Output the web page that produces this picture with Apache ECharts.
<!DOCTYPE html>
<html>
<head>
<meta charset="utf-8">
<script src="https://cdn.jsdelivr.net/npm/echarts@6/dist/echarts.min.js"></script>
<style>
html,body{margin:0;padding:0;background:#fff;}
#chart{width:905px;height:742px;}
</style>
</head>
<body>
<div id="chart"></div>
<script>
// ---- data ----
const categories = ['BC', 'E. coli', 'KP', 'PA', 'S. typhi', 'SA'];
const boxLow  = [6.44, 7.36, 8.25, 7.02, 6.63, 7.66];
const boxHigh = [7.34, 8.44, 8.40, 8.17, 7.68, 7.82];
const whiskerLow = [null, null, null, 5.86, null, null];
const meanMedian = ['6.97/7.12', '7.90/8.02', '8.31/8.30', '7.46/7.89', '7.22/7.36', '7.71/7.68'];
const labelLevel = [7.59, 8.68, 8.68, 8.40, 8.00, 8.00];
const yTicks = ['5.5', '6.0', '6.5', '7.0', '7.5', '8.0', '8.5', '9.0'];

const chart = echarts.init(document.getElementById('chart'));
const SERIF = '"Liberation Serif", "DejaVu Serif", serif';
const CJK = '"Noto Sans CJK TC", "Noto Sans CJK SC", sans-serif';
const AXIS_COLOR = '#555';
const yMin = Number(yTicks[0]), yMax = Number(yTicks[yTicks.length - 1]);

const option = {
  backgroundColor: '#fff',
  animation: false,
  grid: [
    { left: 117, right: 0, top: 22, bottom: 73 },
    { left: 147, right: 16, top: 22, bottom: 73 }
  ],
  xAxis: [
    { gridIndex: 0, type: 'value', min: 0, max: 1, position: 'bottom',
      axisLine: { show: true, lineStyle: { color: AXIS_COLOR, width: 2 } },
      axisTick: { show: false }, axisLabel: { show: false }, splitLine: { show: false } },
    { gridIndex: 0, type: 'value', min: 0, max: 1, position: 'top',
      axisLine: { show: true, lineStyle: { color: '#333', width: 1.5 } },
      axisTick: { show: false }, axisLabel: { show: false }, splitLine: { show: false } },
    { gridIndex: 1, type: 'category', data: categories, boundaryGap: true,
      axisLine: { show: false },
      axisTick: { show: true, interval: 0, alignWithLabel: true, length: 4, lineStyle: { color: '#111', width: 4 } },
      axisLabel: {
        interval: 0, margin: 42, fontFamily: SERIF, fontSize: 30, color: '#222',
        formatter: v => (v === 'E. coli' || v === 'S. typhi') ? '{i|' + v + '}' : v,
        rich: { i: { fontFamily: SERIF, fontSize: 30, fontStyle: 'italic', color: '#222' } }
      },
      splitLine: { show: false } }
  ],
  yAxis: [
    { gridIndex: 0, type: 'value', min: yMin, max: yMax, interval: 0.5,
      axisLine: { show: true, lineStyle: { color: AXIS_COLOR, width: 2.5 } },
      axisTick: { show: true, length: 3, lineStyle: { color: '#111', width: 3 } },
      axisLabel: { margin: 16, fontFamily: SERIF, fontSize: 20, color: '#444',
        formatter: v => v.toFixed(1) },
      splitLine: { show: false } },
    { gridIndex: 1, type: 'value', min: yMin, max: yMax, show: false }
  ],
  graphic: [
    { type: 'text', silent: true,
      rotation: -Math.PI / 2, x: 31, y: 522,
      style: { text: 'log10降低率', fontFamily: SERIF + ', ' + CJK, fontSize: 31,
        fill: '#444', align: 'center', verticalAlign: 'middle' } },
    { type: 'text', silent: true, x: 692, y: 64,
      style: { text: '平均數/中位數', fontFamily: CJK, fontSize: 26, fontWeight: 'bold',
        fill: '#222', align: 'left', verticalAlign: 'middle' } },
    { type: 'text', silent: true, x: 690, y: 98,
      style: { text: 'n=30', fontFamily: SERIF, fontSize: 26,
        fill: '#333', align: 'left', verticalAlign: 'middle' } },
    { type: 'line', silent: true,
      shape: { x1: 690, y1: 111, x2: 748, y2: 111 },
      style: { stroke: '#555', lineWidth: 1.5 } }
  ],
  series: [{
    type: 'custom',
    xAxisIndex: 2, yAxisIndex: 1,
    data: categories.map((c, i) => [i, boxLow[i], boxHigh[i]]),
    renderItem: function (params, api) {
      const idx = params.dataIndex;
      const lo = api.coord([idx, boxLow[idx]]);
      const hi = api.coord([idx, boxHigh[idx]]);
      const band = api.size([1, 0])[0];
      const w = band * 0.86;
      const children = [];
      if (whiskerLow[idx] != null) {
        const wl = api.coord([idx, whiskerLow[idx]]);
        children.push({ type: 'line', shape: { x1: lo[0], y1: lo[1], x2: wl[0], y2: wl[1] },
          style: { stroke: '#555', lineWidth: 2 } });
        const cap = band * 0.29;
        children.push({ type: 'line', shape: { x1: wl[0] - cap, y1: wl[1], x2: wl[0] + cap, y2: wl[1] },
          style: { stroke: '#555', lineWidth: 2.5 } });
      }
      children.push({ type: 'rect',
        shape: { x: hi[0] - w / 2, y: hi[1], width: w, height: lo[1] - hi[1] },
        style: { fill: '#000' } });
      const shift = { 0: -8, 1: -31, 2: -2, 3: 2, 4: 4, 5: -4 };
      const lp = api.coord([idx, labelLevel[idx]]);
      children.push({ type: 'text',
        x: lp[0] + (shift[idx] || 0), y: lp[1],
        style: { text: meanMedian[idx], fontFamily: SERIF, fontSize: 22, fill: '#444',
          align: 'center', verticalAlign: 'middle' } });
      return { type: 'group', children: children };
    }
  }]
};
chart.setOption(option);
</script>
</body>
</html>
━━━━━━━━━━━━━━━━
(SHORT TASK)
Recopy the whole listing exactly.

(RESULT)
Output the web page that produces this picture with Apache ECharts.
<!DOCTYPE html>
<html>
<head>
<meta charset="utf-8">
<script src="https://cdn.jsdelivr.net/npm/echarts@6/dist/echarts.min.js"></script>
<style>
html,body{margin:0;padding:0;background:#fff;}
#chart{width:905px;height:742px;}
</style>
</head>
<body>
<div id="chart"></div>
<script>
// ---- data ----
const categories = ['BC', 'E. coli', 'KP', 'PA', 'S. typhi', 'SA'];
const boxLow  = [6.44, 7.36, 8.25, 7.02, 6.63, 7.66];
const boxHigh = [7.34, 8.44, 8.40, 8.17, 7.68, 7.82];
const whiskerLow = [null, null, null, 5.86, null, null];
const meanMedian = ['6.97/7.12', '7.90/8.02', '8.31/8.30', '7.46/7.89', '7.22/7.36', '7.71/7.68'];
const labelLevel = [7.59, 8.68, 8.68, 8.40, 8.00, 8.00];
const yTicks = ['5.5', '6.0', '6.5', '7.0', '7.5', '8.0', '8.5', '9.0'];

const chart = echarts.init(document.getElementById('chart'));
const SERIF = '"Liberation Serif", "DejaVu Serif", serif';
const CJK = '"Noto Sans CJK TC", "Noto Sans CJK SC", sans-serif';
const AXIS_COLOR = '#555';
const yMin = Number(yTicks[0]), yMax = Number(yTicks[yTicks.length - 1]);

const option = {
  backgroundColor: '#fff',
  animation: false,
  grid: [
    { left: 117, right: 0, top: 22, bottom: 73 },
    { left: 147, right: 16, top: 22, bottom: 73 }
  ],
  xAxis: [
    { gridIndex: 0, type: 'value', min: 0, max: 1, position: 'bottom',
      axisLine: { show: true, lineStyle: { color: AXIS_COLOR, width: 2 } },
      axisTick: { show: false }, axisLabel: { show: false }, splitLine: { show: false } },
    { gridIndex: 0, type: 'value', min: 0, max: 1, position: 'top',
      axisLine: { show: true, lineStyle: { color: '#333', width: 1.5 } },
      axisTick: { show: false }, axisLabel: { show: false }, splitLine: { show: false } },
    { gridIndex: 1, type: 'category', data: categories, boundaryGap: true,
      axisLine: { show: false },
      axisTick: { show: true, interval: 0, alignWithLabel: true, length: 4, lineStyle: { color: '#111', width: 4 } },
      axisLabel: {
        interval: 0, margin: 42, fontFamily: SERIF, fontSize: 30, color: '#222',
        formatter: v => (v === 'E. coli' || v === 'S. typhi') ? '{i|' + v + '}' : v,
        rich: { i: { fontFamily: SERIF, fontSize: 30, fontStyle: 'italic', color: '#222' } }
      },
      splitLine: { show: false } }
  ],
  yAxis: [
    { gridIndex: 0, type: 'value', min: yMin, max: yMax, interval: 0.5,
      axisLine: { show: true, lineStyle: { color: AXIS_COLOR, width: 2.5 } },
      axisTick: { show: true, length: 3, lineStyle: { color: '#111', width: 3 } },
      axisLabel: { margin: 16, fontFamily: SERIF, fontSize: 20, color: '#444',
        formatter: v => v.toFixed(1) },
      splitLine: { show: false } },
    { gridIndex: 1, type: 'value', min: yMin, max: yMax, show: false }
  ],
  graphic: [
    { type: 'text', silent: true,
      rotation: -Math.PI / 2, x: 31, y: 522,
      style: { text: 'log10降低率', fontFamily: SERIF + ', ' + CJK, fontSize: 31,
        fill: '#444', align: 'center', verticalAlign: 'middle' } },
    { type: 'text', silent: true, x: 692, y: 64,
      style: { text: '平均數/中位數', fontFamily: CJK, fontSize: 26, fontWeight: 'bold',
        fill: '#222', align: 'left', verticalAlign: 'middle' } },
    { type: 'text', silent: true, x: 690, y: 98,
      style: { text: 'n=30', fontFamily: SERIF, fontSize: 26,
        fill: '#333', align: 'left', verticalAlign: 'middle' } },
    { type: 'line', silent: true,
      shape: { x1: 690, y1: 111, x2: 748, y2: 111 },
      style: { stroke: '#555', lineWidth: 1.5 } }
  ],
  series: [{
    type: 'custom',
    xAxisIndex: 2, yAxisIndex: 1,
    data: categories.map((c, i) => [i, boxLow[i], boxHigh[i]]),
    renderItem: function (params, api) {
      const idx = params.dataIndex;
      const lo = api.coord([idx, boxLow[idx]]);
      const hi = api.coord([idx, boxHigh[idx]]);
      const band = api.size([1, 0])[0];
      const w = band * 0.86;
      const children = [];
      if (whiskerLow[idx] != null) {
        const wl = api.coord([idx, whiskerLow[idx]]);
        children.push({ type: 'line', shape: { x1: lo[0], y1: lo[1], x2: wl[0], y2: wl[1] },
          style: { stroke: '#555', lineWidth: 2 } });
        const cap = band * 0.29;
        children.push({ type: 'line', shape: { x1: wl[0] - cap, y1: wl[1], x2: wl[0] + cap, y2: wl[1] },
          style: { stroke: '#555', lineWidth: 2.5 } });
      }
      children.push({ type: 'rect',
        shape: { x: hi[0] - w / 2, y: hi[1], width: w, height: lo[1] - hi[1] },
        style: { fill: '#000' } });
      const shift = { 0: -8, 1: -31, 2: -2, 3: 2, 4: 4, 5: -4 };
      const lp = api.coord([idx, labelLevel[idx]]);
      children.push({ type: 'text',
        x: lp[0] + (shift[idx] || 0), y: lp[1],
        style: { text: meanMedian[idx], fontFamily: SERIF, fontSize: 22, fill: '#444',
          align: 'center', verticalAlign: 'middle' } });
      return { type: 'group', children: children };
    }
  }]
};
chart.setOption(option);
</script>
</body>
</html>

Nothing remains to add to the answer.